Sunday, September 25, 2011

"2006-2007"

year 3, we had alot of r 1st, 1st Christmas with r new baby, 1st new year, 1st valentines day we got a new apt with 2 rooms, Emily had her own now, and not that she was mobile she would play in her room, crawl out 2 the living room check on me ad Bryan and go right bak into her room. she was thee perfect baby...in r new apt. we ACTUALLY had furniture and everything seemed 2 b going so good. we got a new car, paid cash for and then it was stolen and then Bryan gets a call from work that he needs 2 go 2 court in Cali (another DUI 4rm the past). so we used his moms car and drove 2 cali and they locked him up again, another month is what he gets! so i leave the apt here in az, i stayed @ my moms but it wasn't long b4 she asked me 2 leave, i went 2 my dads but he was staying with my gramma @ the time, she actually paid me 2 leave, then i went 2 my sister Amys house and everywhere i went i seemed 2 b an inconvenience on them. not only was i not gonna leave Bryan while he was there in Cali jail, i had Emily and had 2 take care of her 2, so i went and stayed with my aunt and uncle in riverside, they took awsome care of me and emily, we had r own room and bathroom and they didnt make me pay 4 anything. they were a godsent. i waited until bryan got out
and we flew home! when we landed in az it was like all was alright with the world again. we had r  own space again and we were once again a family. there was never a moment where i imagined just leaving him there in cali. i knew he needed me and i wasnt leaving till i knew he was gonna b beside me. i struggled and had an awful time during that month but i knew regardless of what i was going thru out there, he had it worse in there. 

          A month after daddy got home.....
we found out we were prego of baby #2! bryan was so excited about Kayla, (he wanted another baby more then i did) but i knew it was gonna b another girl, my dream had told me that :) during my pregnnancy with kayla we moved into r very 1st house, it was a gorgeous 3 bdrm house, huge back yard and tons of room for r growing family. we got r very 1st financed car (sounds funny) but it was a huge step 4 us.


in august we had Emilys 1st Birthday

 January 8 2007 our Kayla Dyann was born, Kayla from the dream i had years prior 2 her being born and Dyann 4 2 reasons, Bryans sister that has passed away her name was Stephanie Dianne and my aunt who took us in when Bryan was in jail, Diana. 

^^ THAT baby changed r world, our emily was so excited 2 have sum1 2 "play" with, although in reality all emma did was poke her and throw toys @ her :)
 (this was emma warning her she'd beat her up if she acted up) 
emma was always r calm sweet girl, and kayla was r cry'er she hated being alone, she hated being put down, she was kinda difficult. but when she started 2 get mobile, her and emily were unseperable. they r still the same way, where ever emma is kayla is right behind her.
My girls; they were so funny 2 watch, seeing them 2gether made me happy i had them so close.

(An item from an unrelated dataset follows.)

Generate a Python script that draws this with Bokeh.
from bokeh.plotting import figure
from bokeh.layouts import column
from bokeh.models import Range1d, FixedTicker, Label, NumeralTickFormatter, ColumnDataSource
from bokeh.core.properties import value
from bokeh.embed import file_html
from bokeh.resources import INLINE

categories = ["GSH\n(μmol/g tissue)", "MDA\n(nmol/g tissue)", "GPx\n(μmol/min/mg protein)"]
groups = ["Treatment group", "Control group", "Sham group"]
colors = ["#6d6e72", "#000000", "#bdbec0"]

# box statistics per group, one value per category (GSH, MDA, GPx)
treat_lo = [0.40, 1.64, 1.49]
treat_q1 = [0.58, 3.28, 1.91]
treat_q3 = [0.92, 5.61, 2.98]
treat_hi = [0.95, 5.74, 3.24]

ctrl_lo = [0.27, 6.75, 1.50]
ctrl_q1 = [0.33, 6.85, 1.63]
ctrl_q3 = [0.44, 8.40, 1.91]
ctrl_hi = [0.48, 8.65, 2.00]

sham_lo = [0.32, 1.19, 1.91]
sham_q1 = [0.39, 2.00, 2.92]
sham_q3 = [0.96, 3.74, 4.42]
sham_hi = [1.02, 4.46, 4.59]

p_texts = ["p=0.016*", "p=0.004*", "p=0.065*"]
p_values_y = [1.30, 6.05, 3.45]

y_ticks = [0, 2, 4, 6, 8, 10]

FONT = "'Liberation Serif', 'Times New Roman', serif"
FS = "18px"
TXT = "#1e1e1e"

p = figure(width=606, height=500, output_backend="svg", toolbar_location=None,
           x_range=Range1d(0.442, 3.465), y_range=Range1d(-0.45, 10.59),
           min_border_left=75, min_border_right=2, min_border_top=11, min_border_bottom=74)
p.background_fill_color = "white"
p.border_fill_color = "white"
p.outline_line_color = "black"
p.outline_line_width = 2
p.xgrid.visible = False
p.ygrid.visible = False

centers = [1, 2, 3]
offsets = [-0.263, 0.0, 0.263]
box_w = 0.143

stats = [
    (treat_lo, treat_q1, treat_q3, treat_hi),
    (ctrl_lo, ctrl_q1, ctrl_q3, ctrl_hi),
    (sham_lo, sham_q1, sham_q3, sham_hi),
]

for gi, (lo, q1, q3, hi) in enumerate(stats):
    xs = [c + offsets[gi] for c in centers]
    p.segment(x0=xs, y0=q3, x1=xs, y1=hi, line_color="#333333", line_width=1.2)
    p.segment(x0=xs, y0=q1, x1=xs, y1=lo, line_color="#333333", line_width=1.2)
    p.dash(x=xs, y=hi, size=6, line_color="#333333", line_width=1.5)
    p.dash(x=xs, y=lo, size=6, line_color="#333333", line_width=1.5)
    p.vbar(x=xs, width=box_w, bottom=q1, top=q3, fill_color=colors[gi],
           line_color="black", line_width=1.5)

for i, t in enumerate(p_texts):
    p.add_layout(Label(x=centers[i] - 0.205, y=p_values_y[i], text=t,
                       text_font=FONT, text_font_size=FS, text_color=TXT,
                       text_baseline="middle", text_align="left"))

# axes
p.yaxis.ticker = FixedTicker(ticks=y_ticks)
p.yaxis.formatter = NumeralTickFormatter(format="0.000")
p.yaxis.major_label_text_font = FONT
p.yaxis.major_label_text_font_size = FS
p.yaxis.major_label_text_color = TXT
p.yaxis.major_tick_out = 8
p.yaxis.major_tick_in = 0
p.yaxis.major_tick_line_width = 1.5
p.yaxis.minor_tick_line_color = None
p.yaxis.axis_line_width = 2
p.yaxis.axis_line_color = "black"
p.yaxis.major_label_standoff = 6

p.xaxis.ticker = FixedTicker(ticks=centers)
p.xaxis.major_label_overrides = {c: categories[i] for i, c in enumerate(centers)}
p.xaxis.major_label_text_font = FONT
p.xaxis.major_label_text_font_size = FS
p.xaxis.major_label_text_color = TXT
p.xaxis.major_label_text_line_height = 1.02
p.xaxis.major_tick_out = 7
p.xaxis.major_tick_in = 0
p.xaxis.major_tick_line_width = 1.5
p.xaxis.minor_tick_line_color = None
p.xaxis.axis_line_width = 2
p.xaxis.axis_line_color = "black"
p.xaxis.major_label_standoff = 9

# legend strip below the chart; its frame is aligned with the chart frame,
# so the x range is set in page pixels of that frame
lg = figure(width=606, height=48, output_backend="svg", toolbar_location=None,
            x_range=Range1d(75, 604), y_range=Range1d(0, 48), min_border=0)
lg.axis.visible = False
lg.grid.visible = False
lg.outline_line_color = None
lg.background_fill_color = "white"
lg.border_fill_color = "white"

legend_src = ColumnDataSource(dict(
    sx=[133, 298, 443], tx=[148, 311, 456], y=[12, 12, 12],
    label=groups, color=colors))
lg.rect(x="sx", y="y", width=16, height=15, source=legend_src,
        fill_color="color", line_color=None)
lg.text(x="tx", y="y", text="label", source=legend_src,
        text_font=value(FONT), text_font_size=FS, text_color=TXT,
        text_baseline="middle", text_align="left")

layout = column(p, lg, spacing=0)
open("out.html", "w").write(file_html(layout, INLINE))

Bryan continued 2 work and travel alot 2 New Mexico, as i stayed @ home with the girls, being a stay @ home mom 2, 2 toddlers was fun, although i became lonely. i found cafemom and met sum women, becuz as u all know a mama needs other mamas 2 talk 2. thru cafemom i met my best friend Annice.
it was so awesome 2 have sum1 else 2 talk 2 and she had a son kinda Emma's  age so our kids would play while me and her sat around and bs'd :) gosh i look @ the picture above and it kinda makes me sad, i was still so young (just turned 20) and it feels like it was so long ago, alot has happened since then, and circumstances made me have 2 grow up/change. 
Our Emma turned 2 in august.
as some of u know once u have a kid, the years just fly by.